Bekijk volle/desktop versie : Sikh-vrouw mag haar baard niet afscheren van haar religie



16-08-2019, 15:47
Bebaarde Sikh-vrouw, Google Images:
http://https://www.google.com/search?q=Balpreet+Kaur&source=lnms&tbm=isch&sa=X&v ed=0ahUKEwjxwOmrw4fkAhWSYVAKHf7VDRUQ_AUIESgB&biw=1 097&bih=554

When Balpreet Kaur, a young Sikh American, discovered she was being widely mocked on the Internet for her facial hair, she proudly pushed back.

A picture of Ms. Kaur went viral on the Internet this week, with many commenting on the unusual amount of hair on her face.

For hormonal reasons, Ms. Kaur has far more facial hair than most women. For religious reasons, she says she’s happy to look the way she does.

“I’m not embarrassed or even humiliated by the attention [negative and positve] that this picture is getting because, it’s who I am. Yes, I’m a baptized Sikh woman with facial hair. Yes, I realize that my gender is often confused and I look different than most women. However, baptized Sikhs believe in the sacredness of this body – it is a gift that has been given to us by the Divine Being [which is genderless, actually] and, must keep it intact as a submission to the divine will.” In an email, Ms. Kaur said she didn’t want to discuss the issue further, at least not for the time being.

It is well known that, in accordance with their faith, Sikh men and women should avoid cutting their hair. Balwinder Singh Joura, a senior official from Amritsar’s Shiromani Gurdwara Parbandhak Committee, the highest Sikh authority, explained this was a rule first introduced by Guru Gobind Singh, the 10th and last Sikh guru, based on the belief that the “human body is best preserved in its natural form.”

The Sikh code of conduct, approved by the committee in the 1930s, forbids followers from “tempering with the hair with which the child is born.”
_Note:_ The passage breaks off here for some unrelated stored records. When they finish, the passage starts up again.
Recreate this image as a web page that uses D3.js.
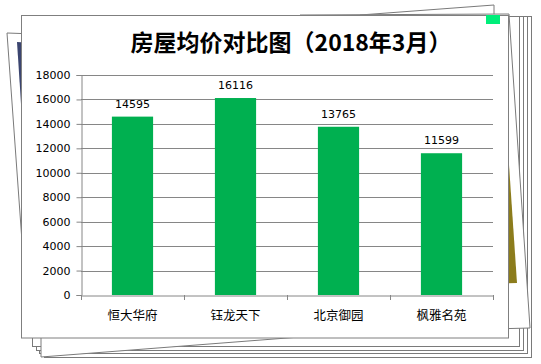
<!DOCTYPE html>
<html>
<head>
<meta charset="utf-8">
<script src="https://cdn.jsdelivr.net/npm/d3@7"></script>
<style>
  body { margin: 0; background: #fff; }
  svg { display: block; }
</style>
</head>
<body>
<svg id="chart" width="541" height="364"></svg>
<script>
// chart data
const categories = ["恒大华府", "钰龙天下", "北京御园", "枫雅名苑"];
const prices = [14595, 16116, 13765, 11599];
const yTicks = [0, 2000, 4000, 6000, 8000, 10000, 12000, 14000, 16000, 18000];
const titleText = "房屋均价对比图（2018年3月）";

const svg = d3.select("#chart");
const plot = { left: 81, right: 493, top: 75, bottom: 295 };
const cjk = "'Noto Sans CJK SC', sans-serif";
const num = "'DejaVu Sans', sans-serif";

// --- stacked paper decoration behind the card ---
const deco = svg.append("g").attr("fill", "#fff").attr("stroke", "#7a7a7a").attr("stroke-width", 1);

// flat sheets peeking out bottom/right
const sheets = [
  { l: 44, r: 531, b: 357 },
  { l: 39, r: 527, b: 353 },
  { l: 36, r: 523, b: 350 },
  { l: 32, r: 519, b: 346 }
];
sheets.forEach(s => {
  deco.append("rect").attr("x", s.l + 0.5).attr("y", 16.5)
    .attr("width", s.r - s.l).attr("height", s.b - 16);
});
// slightly turned sheet at bottom-left
deco.append("polygon").attr("points", "41,150 300,130 300,337 41,357");

// left sheet with a dark picture
deco.append("polygon").attr("points", "7,33 260,42 260,325 28,325");
deco.append("polygon").attr("points", "17,42 120,48 120,200 24,150")
  .attr("stroke", "none").attr("fill", "#3b4570");

// top sheet corner
deco.append("polygon").attr("points", "360,15 494,5 494,60 360,60");

// right sheet with olive picture
deco.append("polygon").attr("points", "300,15 509,14 530,328 300,334");
deco.append("polygon").attr("points", "450,150 508,150 517,283 450,285")
  .attr("stroke", "none").attr("fill", "#8c7c1c");

// --- card ---
svg.append("rect").attr("x", 21.5).attr("y", 15.5).attr("width", 487).attr("height", 322.5)
  .attr("fill", "#fff").attr("stroke", "#7f7f7f");
svg.append("rect").attr("x", 486).attr("y", 15).attr("width", 14).attr("height", 9)
  .attr("fill", "#00ee7a");

// --- title ---
svg.append("text").attr("x", 291).attr("y", 51)
  .attr("text-anchor", "middle").attr("font-family", cjk).attr("font-size", 23)
  .attr("font-weight", "bold").attr("fill", "#000")
  .text(titleText);

// --- scales ---
const x = d3.scaleBand().domain(categories).range([plot.left, plot.right])
  .paddingInner(0.6).paddingOuter(0.3);
const y = d3.scaleLinear().domain([0, 18000]).range([plot.bottom, plot.top]);

// gridlines
svg.append("g").selectAll("line").data(yTicks.filter(d => d > 0)).join("line")
  .attr("x1", plot.left).attr("x2", plot.right)
  .attr("y1", d => Math.round(y(d)) + 0.5).attr("y2", d => Math.round(y(d)) + 0.5)
  .attr("stroke", "#868686");

// y axis
const yAxis = svg.append("g").attr("transform", `translate(${plot.left + 0.5},0)`)
  .call(d3.axisLeft(y).tickValues(yTicks).tickSize(5).tickPadding(6).tickFormat(d3.format("d")));
yAxis.select(".domain").attr("stroke", "#868686");
yAxis.selectAll(".tick line").attr("stroke", "#868686");
yAxis.selectAll(".tick text").attr("font-family", num).attr("font-size", 11).attr("fill", "#000");

// x axis
const xAxis = svg.append("g").attr("transform", `translate(0,${plot.bottom + 0.5})`)
  .call(d3.axisBottom(x).tickSize(0).tickPadding(16));
xAxis.select(".domain").attr("stroke", "#868686");
xAxis.selectAll(".tick text").attr("font-family", cjk).attr("font-size", 12.5).attr("fill", "#000");
// category separators
const bounds = categories.map((c, i) => plot.left + i * x.step());
bounds.push(plot.right);
svg.append("g").selectAll("line").data(bounds).join("line")
  .attr("x1", d => Math.round(d) + 0.5).attr("x2", d => Math.round(d) + 0.5)
  .attr("y1", plot.bottom).attr("y2", plot.bottom + 5)
  .attr("stroke", "#868686");

// bars
svg.append("g").selectAll("rect").data(prices).join("rect")
  .attr("x", (d, i) => x(categories[i]))
  .attr("y", d => y(d))
  .attr("width", x.bandwidth())
  .attr("height", d => y(0) - y(d))
  .attr("fill", "#00b050");

// value labels
svg.append("g").selectAll("text").data(prices).join("text")
  .attr("x", (d, i) => x(categories[i]) + x.bandwidth() / 2)
  .attr("y", d => y(d) - 9)
  .attr("text-anchor", "middle")
  .attr("font-family", num).attr("font-size", 11).attr("fill", "#000")
  .text(d => d);
</script>
</body>
</html>
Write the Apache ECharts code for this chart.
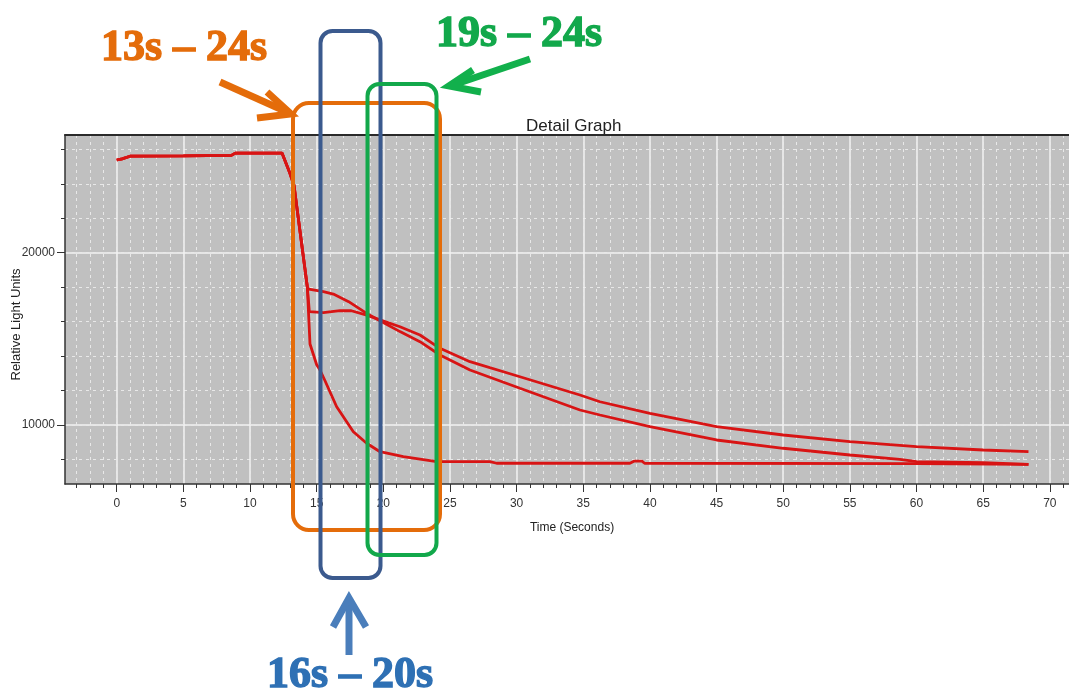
<!DOCTYPE html>
<html>
<head>
<meta charset="utf-8">
<script src="https://cdn.jsdelivr.net/npm/echarts@6/dist/echarts.min.js"></script>
<style>html,body{margin:0;padding:0;background:#fff}#c{width:1069px;height:693px}</style>
</head>
<body>
<div id="c"></div>
<script>
// ---- data ----
const commonTime = [0, 0.4, 1, 5, 8.6, 8.9, 12.4, 13.0, 13.3, 14.3];
const commonRLU  = [25380, 25450, 25600, 25620, 25650, 25780, 25780, 24600, 23900, 18000];

const aTime = [14.4, 15.5, 16.25, 17.4, 18.75, 19.75, 21.25, 22.75, 24.25, 26.5, 30.25, 34.75, 36.25, 40, 45, 50, 55, 58.75, 60, 65, 68.4];
const aRLU  = [17880, 17740, 17600, 17160, 16480, 16050, 15420, 14835, 14063, 13190, 12130, 10870, 10580, 9900, 9130, 8650, 8260, 8010, 7870, 7810, 7720];

const bTime = [14.45, 15.5, 16.75, 17.6, 18.75, 19.75, 21.25, 22.75, 24.25, 26.5, 30.25, 34.75, 36.25, 40, 45, 50, 55, 60, 65, 68.4];
const bRLU  = [16580, 16520, 16640, 16630, 16380, 16100, 15700, 15223, 14450, 13675, 12800, 11740, 11350, 10680, 9900, 9420, 9030, 8740, 8550, 8450];

const cTime = [14.5, 15.0, 15.25, 15.6, 16.5, 17.75, 18.75, 19.75, 21.5, 24, 28, 28.5, 38.5, 38.8, 39.4, 39.6, 60, 68.4];
const cRLU  = [14700, 13500, 13190, 12610, 11060, 9610, 8940, 8450, 8160, 7870, 7870, 7780, 7780, 7900, 7900, 7780, 7760, 7720];

const xTickLabels = [0, 5, 10, 15, 20, 25, 30, 35, 40, 45, 50, 55, 60, 65, 70];
const xMinorTicks = [-3,-2,-1,0,1,2,3,4,5,6,7,8,9,10,11,12,13,14,15,16,17,18,19,20,21,22,23,24,25,26,27,28,29,30,31,32,33,34,35,36,37,38,39,40,41,42,43,44,45,46,47,48,49,50,51,52,53,54,55,56,57,58,59,60,61,62,63,64,65,66,67,68,69,70,71];
const yTickLabels = [10000, 20000];
const yMinorTicks = [8000, 10000, 12000, 14000, 16000, 18000, 20000, 22000, 24000, 26000];

const xMin = -3.88, xMax = 71.44, yMin = 6576, yMax = 26831;

function curve(t, v) {
  const pts = [];
  for (let i = 0; i < commonTime.length; i++) pts.push([commonTime[i], commonRLU[i]]);
  for (let i = 0; i < t.length; i++) pts.push([t[i], v[i]]);
  return pts;
}

const FONT = '"Liberation Sans Narrow","Liberation Sans",Arial,sans-serif';
const SERIF = '"Liberation Serif","Times New Roman",serif';
const lineStyle = { color: '#d81414', width: 2.8 };
const plain = v => String(v);

const chart = echarts.init(document.getElementById('c'), null, { renderer: 'canvas' });
chart.setOption({
  animation: false,
  backgroundColor: '#ffffff',
  title: {
    text: 'Detail Graph', left: 521, top: 113,
    textStyle: { fontFamily: FONT, fontSize: 17, fontWeight: 'normal', color: '#222' }
  },
  grid: {
    left: 65, top: 135, right: 0, bottom: 209,
    show: true, backgroundColor: '#c0c0c0', borderWidth: 0,
    outerBoundsMode: 'none'
  },
  xAxis: [
    {
      type: 'value', min: xMin, max: xMax, position: 'bottom',
      name: 'Time (Seconds)', nameLocation: 'middle', nameGap: 38,
      nameTextStyle: { fontFamily: FONT, fontSize: 12, color: '#222', padding: [0, 0, 0, 10] },
      axisLine: { show: true, onZero: false, lineStyle: { color: '#333', width: 1.5 } },
      axisTick: { show: true, customValues: xTickLabels, length: 8, lineStyle: { color: '#333' } },
      axisLabel: { show: true, customValues: xTickLabels, formatter: plain, margin: 14, fontFamily: FONT, fontSize: 12, color: '#333' },
      splitLine: { show: true, lineStyle: { color: '#f2f2f2', width: 1.5 } }
    },
    {
      type: 'value', min: xMin, max: xMax, position: 'bottom',
      axisLine: { show: false, onZero: false },
      axisTick: { show: true, customValues: xMinorTicks, length: 4, lineStyle: { color: '#333' } },
      axisLabel: { show: false },
      splitLine: { show: true, lineStyle: { color: '#e8e8e8', width: 1, type: [3, 4] } }
    },
    {
      type: 'value', min: xMin, max: xMax, position: 'top',
      axisLine: { show: true, onZero: false, lineStyle: { color: '#2a2a2a', width: 2 } },
      axisTick: { show: false }, axisLabel: { show: false }, splitLine: { show: false }
    }
  ],
  yAxis: [
    {
      type: 'value', min: yMin, max: yMax, position: 'left',
      name: 'Relative Light Units', nameLocation: 'middle', nameGap: 42, nameMoveOverlap: false,
      nameTextStyle: { fontFamily: FONT, fontSize: 13, color: '#222', padding: [0, 30, 0, 0] },
      axisLine: { show: true, onZero: false, lineStyle: { color: '#333', width: 1.5 } },
      axisTick: { show: true, customValues: yTickLabels, length: 8, lineStyle: { color: '#333' } },
      axisLabel: { show: true, customValues: yTickLabels, formatter: plain, margin: 10, fontFamily: FONT, fontSize: 12, color: '#333' },
      splitLine: { show: true, lineStyle: { color: '#f2f2f2', width: 1.5 } }
    },
    {
      type: 'value', min: yMin, max: yMax, position: 'left',
      axisLine: { show: false, onZero: false },
      axisTick: { show: true, customValues: yMinorTicks, length: 4, lineStyle: { color: '#333' } },
      axisLabel: { show: false },
      splitLine: { show: true, lineStyle: { color: '#e8e8e8', width: 1, type: [3, 4] } }
    }
  ],
  series: [
    { name: 'A', type: 'line', xAxisIndex: 0, yAxisIndex: 0, showSymbol: false, lineStyle: lineStyle, data: curve(aTime, aRLU), z: 5 },
    { name: 'B', type: 'line', xAxisIndex: 0, yAxisIndex: 0, showSymbol: false, lineStyle: lineStyle, data: curve(bTime, bRLU), z: 5 },
    { name: 'C', type: 'line', xAxisIndex: 0, yAxisIndex: 0, showSymbol: false, lineStyle: lineStyle, data: curve(cTime, cRLU), z: 5 }
  ],
  graphic: [
    { type: 'rect', z: 100, shape: { x: 293, y: 103, width: 147, height: 427, r: 16 }, style: { fill: 'none', stroke: '#E46C0A', lineWidth: 4 } },
    { type: 'rect', z: 101, shape: { x: 320.5, y: 31, width: 60, height: 547, r: 12 }, style: { fill: 'none', stroke: '#3B5A8E', lineWidth: 4 } },
    { type: 'rect', z: 102, shape: { x: 367.5, y: 84, width: 69, height: 471, r: 12 }, style: { fill: 'none', stroke: '#12A84B', lineWidth: 4 } },

    { type: 'polyline', z: 103, shape: { points: [[220, 82], [287, 112]] }, style: { stroke: '#E46C0A', lineWidth: 7, fill: 'none' } },
    { type: 'polyline', z: 103, shape: { points: [[267, 92], [291, 114], [257, 118]] }, style: { stroke: '#E46C0A', lineWidth: 7, fill: 'none', lineJoin: 'miter' } },

    { type: 'polyline', z: 103, shape: { points: [[530, 59], [453, 85]] }, style: { stroke: '#12B04C', lineWidth: 7, fill: 'none' } },
    { type: 'polyline', z: 103, shape: { points: [[473, 70], [449, 86], [481, 92]] }, style: { stroke: '#12B04C', lineWidth: 7, fill: 'none', lineJoin: 'miter' } },

    { type: 'polyline', z: 103, shape: { points: [[349, 655], [349, 601]] }, style: { stroke: '#4A7EBB', lineWidth: 7, fill: 'none' } },
    { type: 'polyline', z: 103, shape: { points: [[333, 627], [349, 598], [366, 627]] }, style: { stroke: '#4A7EBB', lineWidth: 7, fill: 'none', lineJoin: 'miter' } },

    { type: 'text', z: 104, x: 184, y: 49, style: { text: '13s – 24s', fill: '#E46C0A', stroke: '#E46C0A', lineWidth: 1.4, fontFamily: SERIF, fontSize: 44, fontWeight: 'bold', align: 'center', verticalAlign: 'middle' } },
    { type: 'text', z: 104, x: 519, y: 35, style: { text: '19s – 24s', fill: '#12A84B', stroke: '#12A84B', lineWidth: 1.4, fontFamily: SERIF, fontSize: 44, fontWeight: 'bold', align: 'center', verticalAlign: 'middle' } },
    { type: 'text', z: 104, x: 350, y: 676, style: { text: '16s – 20s', fill: '#2E70B4', stroke: '#2E70B4', lineWidth: 1.4, fontFamily: SERIF, fontSize: 44, fontWeight: 'bold', align: 'center', verticalAlign: 'middle' } }
  ]
});
</script>
</body>
</html>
But does this also apply to women’s excess hair – facial or otherwise?

According to Mr. Joura, this rule means that Sikh believers, women included, should refrain from “chopping, trimming, shaving, waxing or even tweezing their hair.”

While there are no penalties as such, doing otherwise is “considered disrespectful to the religion,” says Mr. Joura.

A U.S.-based Sikh group, the Sikh Coalition, was of the same opinion. On its website, it said that “Sikhs are not supposed to cut hair from any part of their body. All Sikhs are thus supposed to have unshorn hair, and Sikh women are to maintain a separate identity and not shave.” They blamed the fact many women flout this rule on “societal pressure.”

For aesthetic reasons, Sikh women have enforced this rule far less strictly than men – many of them embracing shaving, waxing and the like.

But this doesn’t always come guilt-free. A U.S.-based Sikh woman in 2011 told the Los Angeles Times that she felt “kind of like a sellout” for plucking her eyebrows.

Some Sikh women have openly opposed the guidelines, saying it should be a matter of personal choice. “It doesn’t make me a sinner if I wax,” says 33-year-old Gursharan Sandhu, who spends her weekends doing community service at a local Sikh temple in New Delhi. “These are century-old beliefs….We need to move on with changing times,” she adds.

Neharika Kaur, a 25-year old based in Mumbai, says her “teenage years were particularly tough.” Her parents, she explains, considered hair removal “taboo.”

“I was ridiculed at school for my bushy eyebrows and unwaxed legs,” says Ms. Kaur. “I don’t think following the code was worth the emotional trauma,” she adds.

Bron: Wall Street Journal

17-08-2019, 11:12


Achterlijke regel in deze religie (als je het een religie kan noemen).

17-08-2019, 11:47
Oh, wat heerlijk... een vrouw met een baard.

xxxx

17-08-2019, 11:52
Wat gelovigen toch denken dat hun god zou hebben gewild.